PELEA CONTRA LOS DATOS. Una de estas primeras mezquindades fue recortar un 24 por ciento el presupuesto para 2019 al INPE, el Instituto Nacional de Investigaciones Espaciales, que es el encargado de analizar y poner en números la deforestación de la selva amazónica. Pues este viernes, Bolsonaro apretó más las tuercas, y despidió a su director, Ricardo Magnus Osorio Galvao, doctorado por el reputado Massachusetts Institute of Technology (MIT) estadunidense. ¿Por qué? Porque un día antes el INPE divulgó unos datos que indican que en el último año, desde julio de 2018, la deforestación ha aumentado en Brasil un alarmante 39 por ciento, una cifra que creció hasta el 88.4 por ciento este junio pasado respecto a junio del año anterior.

Esta cifra contrasta con el descenso radical de la deforestación que se registró durante los gobiernos del expresidente Inácio Lula da Silva, que entre 2004 y 2012 logró llevar los registros de destrucción de la selva a mínimos históricos con nuevas normas de protección ambiental y medidas de monitoreo.

El presidente ultraderechista dijo que esos datos son “falsos” y que la divulgación fue “irresponsable”, se hizo “de mala fe” y para “perjudicar la imagen” de Brasil y de su gobierno. El secretario de Medio Ambiente denunció errores del INPE, asegurando que habían contado dos veces algunas áreas deforestadas.

VIOLENCIA EN AUMENTO. Mucho peor aún es la retórica que Bolsonaro usa habitualmente para hablar de los pueblos indígenas brasileños. Cifrados en unas 900 mil personas viviendo en la selva del Amazonas, el mandatario dice que son gente “prehistórica”, y que quiere ­“reintegrarlos a la sociedad”. Más allá del racismo, resulta que un 13 por ciento de la superficie de Brasil es selva protegida para los indígenas, lo que explica la transferencia de competencias del Funai y la manifiesta hostilidad del ultraderechista. Bolsonaro ha recordado que estas ­tierras son riquísimas en recursos naturales, y ha manifestado su interés en explotarlos.
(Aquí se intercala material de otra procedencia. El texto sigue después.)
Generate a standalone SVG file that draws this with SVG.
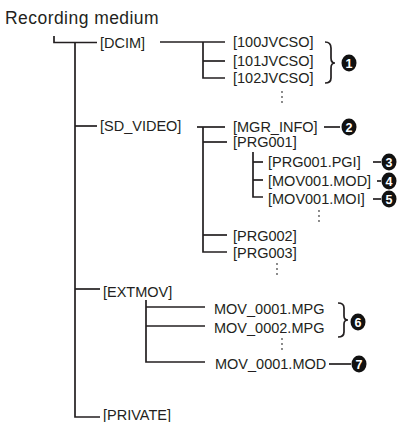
<svg xmlns="http://www.w3.org/2000/svg" width="404" height="422" viewBox="0 0 404 422">
<style>
text{font-family:"Liberation Sans",Arial,sans-serif;fill:#231f20}
.t{font-size:14.5px}
.title{font-size:17.5px;letter-spacing:0.45px}
.c line,.c path,.c polyline{stroke:#231f20;stroke-width:1.7;fill:none}
.b{fill:#111}
.n{fill:#fff;font-size:12.5px;font-weight:bold;text-anchor:middle}
.d{fill:#555}
</style>
<rect width="404" height="422" fill="#fff"/>
<text class="title" x="5" y="24">Recording medium</text>
<g class="c" id="connectors">
<polyline points="54,36 54,42.5 97,42.5"/>
<polyline points="75,42.5 75,417 100,417"/>
<line x1="75" y1="126" x2="97" y2="126"/>
<line x1="75" y1="289" x2="100" y2="289"/>
<line x1="160" y1="42" x2="225" y2="42"/>
<polyline points="203,42 203,78 225,78"/>
<line x1="203" y1="61" x2="225" y2="61"/>
<line x1="197" y1="127" x2="225" y2="127"/>
<polyline points="203,127 203,252 227,252"/>
<line x1="203" y1="142" x2="227" y2="142"/>
<line x1="203" y1="235" x2="227" y2="235"/>
<polyline points="253,152 253,197 263,197"/>
<line x1="253" y1="162" x2="263" y2="162"/>
<line x1="253" y1="180" x2="263" y2="180"/>
<polyline points="146,300 146,362 205,362"/>
<line x1="146" y1="307" x2="205" y2="307"/>
<line x1="146" y1="326" x2="205" y2="326"/>
<line x1="324" y1="127" x2="340" y2="127"/>
<line x1="373" y1="162" x2="381" y2="162"/>
<line x1="377" y1="181" x2="381" y2="181"/>
<line x1="373" y1="199" x2="381" y2="199"/>
<line x1="329" y1="364" x2="351" y2="364"/>
<path d="M325,42 Q331,42 331,48 L331,58 Q331,63 335,63 Q331,63 331,68 L331,78 Q331,83 325,83" stroke-width="2.2"/>
<path d="M338,303 Q344,303 344,308 L344,316 Q344,320 348,320 Q344,320 344,324 L344,332 Q344,337 338,337" stroke-width="2.2"/>
</g>
<g id="root-children">
<text class="t" x="100" y="47.5">[DCIM]</text>
<text class="t" x="100" y="131">[SD_VIDEO]</text>
<text class="t" x="103" y="297">[EXTMOV]</text>
<text class="t" x="103" y="420">[PRIVATE]</text>
</g>
<g id="dcim">
<text class="t" x="233" y="47">[100JVCSO]</text>
<text class="t" x="233" y="66">[101JVCSO]</text>
<text class="t" x="233" y="83">[102JVCSO]</text>
<circle class="d" cx="282" cy="92" r="0.9"/><circle class="d" cx="282" cy="97" r="0.9"/><circle class="d" cx="282" cy="102" r="0.9"/>
</g>
<g id="sdvideo">
<text class="t" x="233" y="132">[MGR_INFO]</text>
<text class="t" x="233" y="147">[PRG001]</text>
<text class="t" x="268" y="167">[PRG001.PGI]</text>
<text class="t" x="268" y="186">[MOV001.MOD]</text>
<text class="t" x="268" y="204">[MOV001.MOI]</text>
<circle class="d" cx="319" cy="211" r="0.9"/><circle class="d" cx="319" cy="216" r="0.9"/><circle class="d" cx="319" cy="221" r="0.9"/>
<text class="t" x="233" y="241">[PRG002]</text>
<text class="t" x="233" y="258">[PRG003]</text>
<circle class="d" cx="277" cy="264" r="0.9"/><circle class="d" cx="277" cy="269" r="0.9"/><circle class="d" cx="277" cy="274" r="0.9"/>
</g>
<g id="extmov">
<text class="t" x="214" y="314">MOV_0001.MPG</text>
<text class="t" x="214" y="333">MOV_0002.MPG</text>
<circle class="d" cx="282" cy="339" r="0.9"/><circle class="d" cx="282" cy="344" r="0.9"/><circle class="d" cx="282" cy="349" r="0.9"/>
<text class="t" x="215" y="369">MOV_0001.MOD</text>
</g>
<g id="markers">
<ellipse class="b" cx="349" cy="63" rx="7.5" ry="8.5"/><text class="n" x="349" y="67.5">1</text>
<ellipse class="b" cx="349" cy="127" rx="7.5" ry="8.5"/><text class="n" x="349" y="131.5">2</text>
<ellipse class="b" cx="389" cy="162" rx="7.5" ry="8.5"/><text class="n" x="389" y="166.5">3</text>
<ellipse class="b" cx="389" cy="181" rx="7.5" ry="8.5"/><text class="n" x="389" y="185.5">4</text>
<ellipse class="b" cx="389" cy="199" rx="7.5" ry="8.5"/><text class="n" x="389" y="203.5">5</text>
<ellipse class="b" cx="358" cy="322" rx="7.5" ry="8.5"/><text class="n" x="358" y="326.5">6</text>
<ellipse class="b" cx="359" cy="364" rx="7.5" ry="8.5"/><text class="n" x="359" y="368.5">7</text>
</g>
</svg>
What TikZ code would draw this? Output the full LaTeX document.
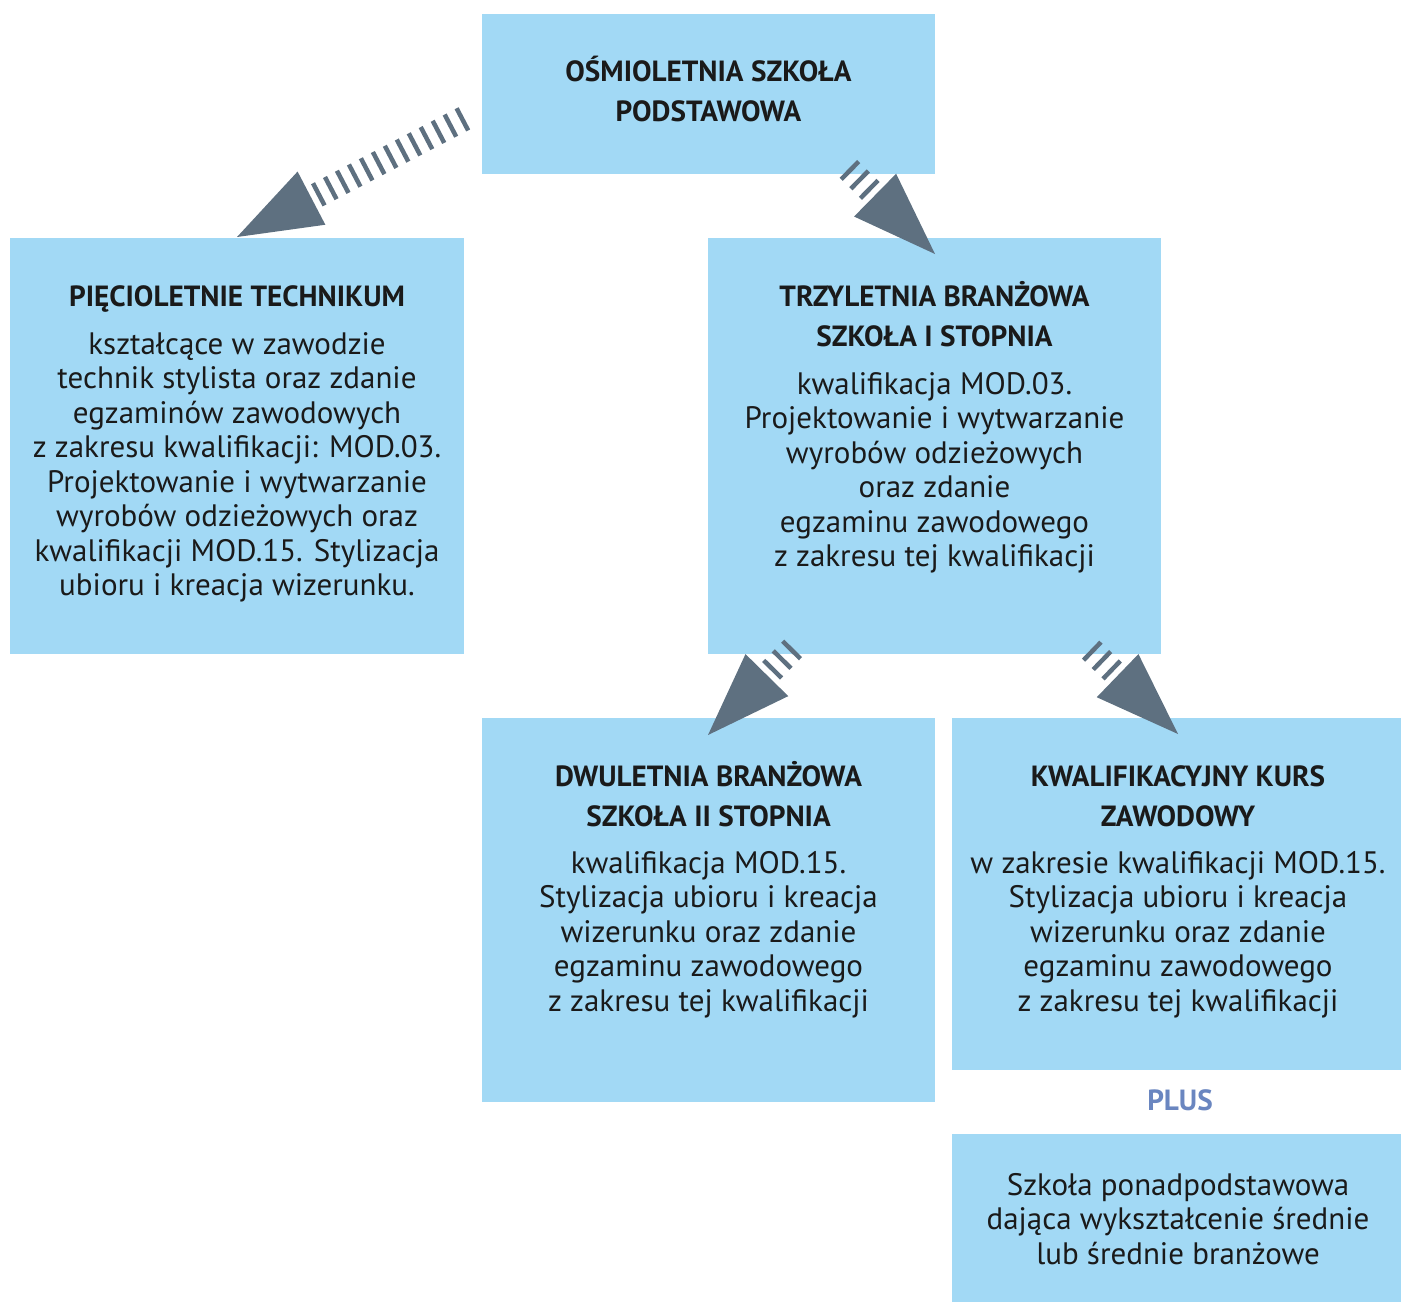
\documentclass[tikz,border=0pt]{standalone}
\usepackage{fontspec}
\setmainfont{PT Sans}
\usetikzlibrary{calc}
\definecolor{boxblue}{HTML}{A2D9F5}
\definecolor{arrowgray}{HTML}{5E7080}
\definecolor{plusblue}{HTML}{6A86C0}
\definecolor{txt}{HTML}{1A1A1A}
\newcommand{\mylines}[1]{\begin{tabular}[t]{@{}c@{}}#1\end{tabular}}
\begin{document}
\begin{tikzpicture}[x=0.5pt,y=-0.5pt,
  box/.style={fill=boxblue, draw=none, inner sep=0, outer sep=0},
  ttl/.style={anchor=base, inner sep=0, text=txt, font=\fontsize{14.6}{20}\selectfont\bfseries},
  body/.style={anchor=base, inner sep=0, text=txt, font=\fontsize{15.5}{17.25}\selectfont},
  hatch/.style={draw=arrowgray, line width=12.5pt, line cap=butt, dash pattern=on 2.25pt off 4.5pt},
  tip/.style={fill=arrowgray, draw=none}]
\useasboundingbox (0,0) rectangle (1402,1302);
% boxes
\node[box, minimum width=226.5pt, minimum height=80pt] (top) at (708.5,94) {};
\node[box, minimum width=227pt, minimum height=208pt] (tech) at (237,446) {};
\node[box, minimum width=226.5pt, minimum height=208pt] (bs1) at (934.5,446) {};
\node[box, minimum width=226.5pt, minimum height=192pt] (bs2) at (708.5,910) {};
\node[box, minimum width=224.5pt, minimum height=176pt] (kkz) at (1176.5,894) {};
\node[box, minimum width=224.5pt, minimum height=84pt] (szk) at (1176.5,1218) {};
% texts
\node[ttl] (toptxt) at (708.5,81) {\mylines{OŚMIOLETNIA SZKOŁA\\PODSTAWOWA}};
\node[ttl] (techttl) at (237,306) {PIĘCIOLETNIE TECHNIKUM};
\node[body] (techtxt) at (237,354) {\mylines{kształcące w zawodzie\\technik stylista oraz zdanie\\egzaminów zawodowych\\z zakresu kwalifikacji: MOD.03.\\Projektowanie i wytwarzanie\\wyrobów odzieżowych oraz\\kwalifikacji MOD.15. Stylizacja\\ubioru i kreacja wizerunku.}};
\node[ttl] (bs1ttl) at (934.5,306) {\mylines{TRZYLETNIA BRANŻOWA\\SZKOŁA I STOPNIA}};
\node[body] (bs1txt) at (934.5,394) {\mylines{kwalifikacja MOD.03.\\Projektowanie i wytwarzanie\\wyrobów odzieżowych\\oraz zdanie\\egzaminu zawodowego\\z zakresu tej kwalifikacji}};
\node[ttl] (bs2ttl) at (708.5,786) {\mylines{DWULETNIA BRANŻOWA\\SZKOŁA II STOPNIA}};
\node[body] (bs2txt) at (708.5,873) {\mylines{kwalifikacja MOD.15.\\Stylizacja ubioru i kreacja\\wizerunku oraz zdanie\\egzaminu zawodowego\\z zakresu tej kwalifikacji}};
\node[ttl] (kkzttl) at (1178,786) {\mylines{KWALIFIKACYJNY KURS\\ZAWODOWY}};
\node[body] (kkztxt) at (1178,873) {\mylines{w zakresie kwalifikacji MOD.15.\\Stylizacja ubioru i kreacja\\wizerunku oraz zdanie\\egzaminu zawodowego\\z zakresu tej kwalifikacji}};
\node[ttl, text=plusblue] (plus) at (1180,1110) {PLUS};
\node[body] (szktxt) at (1178,1195) {\mylines{Szkoła ponadpodstawowa\\dająca wykształcenie średnie\\lub średnie branżowe}};
% arrow end points
\coordinate (s1) at (465,118);   \coordinate (t1) at (237,237);
\coordinate (s2) at (848,168.5); \coordinate (t2) at (935,254);
\coordinate (s3) at (793.5,648); \coordinate (t3) at (708,735);
\coordinate (s4) at (1090,649);  \coordinate (t4) at (1178,734);
\foreach \i in {1,2,3,4}{
  \coordinate (b\i) at ($(t\i)!42pt!(s\i)$);
  \draw[hatch] ($(t\i)!45pt!(s\i)$) -- (s\i);
  \fill[tip] (t\i) -- ($(b\i)!15pt!90:(t\i)$) -- ($(b\i)!15pt!-90:(t\i)$) -- cycle;
}
\end{tikzpicture}
\end{document}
Pero no sería el primero. Sus palabras han incentivado a los garimpeiros (buscadores de oro) a violar los terrenos indígenas para expandir su negocio. Y las consecuencias son nefastas. El pasado miércoles 24 de julio apareció acuchillado el cuerpo de Emyra Waiapi, líder de una comunidad local de la etnia waiapi. Tras el brutal asesinato, los indígenas huyeron despavoridos, y los garimpeiros se apoderaron del pueblo. Lo que hicieron es ilegal, y la policía asegura que está investigando los crímenes, pero la impunidad de estos grupos es creciente bajo el gobierno Bolsonaro.

No en vano, el New York Times reportó el pasado domingo que las multas y decomisos a material de garimpeiros y ganaderos y madereros ilegales en el Amazonas han descendido un 20 por ciento en los primeros seis meses de 2019 respecto al mismo periodo de 2018.

De hecho, la relatora de la ONU para Derechos de los Pueblos Indígenas, Victoria Tauli-Corpuz, fue más lejos, y responsabilizó al presidente brasileño por el asesinato de Emyra. “Cuando Bolsonaro estimula la explotación económica de las tierras indígenas en su discurso, en la práctica otorga un pase libre a los intereses económicos y políticos que quieren explotarlas”, aseguró.

MINERÍA Y CINISMO. Tras conocerse el asesinato del líder indígena, Bolsonaro dijo que no hay “pruebas concluyentes” de que el crimen lo perpetró una persona “no indígena”, como dijo el Funai, y abrazó de nuevo la necesidad de abrir explotaciones mineras en el Amazonas para fomentar el crecimiento económico de Brasil. Y lo hizo, de nuevo, desde la mezquindad, asegurando que los indígenas “tienen derecho a explotar minas en su propiedad”.

“Por supuesto, las ONG y otros países no quieren esto. Quieren que los indígenas permanezcan atrapados como en un zoológico, como si fueran humanos prehistóricos”, sentenció.